After bidding farewell to my mom, we filled several hours with wireless internet, McDonald's and Malbec. Just before the currency exchange closed, we sold our last few hundred pesos for a fistfull of South African Rand. When our check in counter finally opened (at nearly 10pm) we moseyed over, anxious to finally unload our bags.
Now, I've discovered a pattern in the way that Reece and I deal with, how shall I say, unfortunate situations. Reece allows a moment to take it in, and immediately begins working on a solution. I experience a cycle of disbelief followed by denial.
When the gentleman behind the counter took a long look at my passport and informed me that I would not be permitted to board my flight, I knew there must be some sort of mistake. When he explained that South Africa requires an entire blank visa page in one's passort in order to enter the country (which I no longer have), I was certain there was a way I could get around this. And when he went on to warn that if I DID take the flight I would be arrested upon arrival in Cape Town, my brain ceased to function entirely.
It took me a good five minutes, while Reece discussed our options with the kind man, before I acknowledged that we'd really just spent six hours at the airport for nothing. That it was now very late to try to find a hostel. And that - SHIT - we'd just rid ourselves of every last peso we had. You're probably be thinking, "But surely there must be an ATM machine at the airport, right?" Yes my friends. However, much like back home, the end of the month means empty bank accounts (Reece's financial advisor issues us "paychecks" every two weeks).

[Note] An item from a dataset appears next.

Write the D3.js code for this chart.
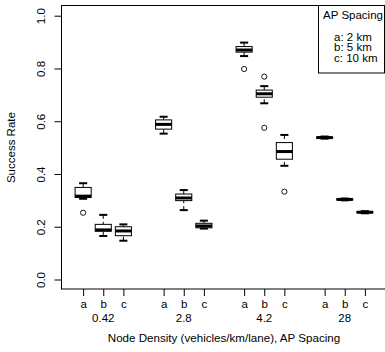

Lucky for us, I had one or two good ideas before we left the US. One of which was to open a separate account with a couple hundred dollars in it for extreme emergencies. Since Chase ATM cards have a Mastercard logo, I figured it'd be smart to have a B of A Visa card as back-up, in case certain countries only accept one or the other. Or, you know, in case we ever exchanged all of our money for a currency belonging to a country I'm not allowed into. Either way.
Anyhow. The bad news is, our cab back to the city was outrageously overpriced and the hostel we got stuck in was awful. The good news is, our US passports finally did us some good (as opposed to merely requiring us to pay outrageous reciprocity fees in every country we visit). We were able to bypass the TREMENDOUS line at the embassy, there was no charge to add pages to my passport, and they took care of it on the spot while we waited.
Now it's three more days in BA, before Cape Town Attempt Round 2. Wish us luck.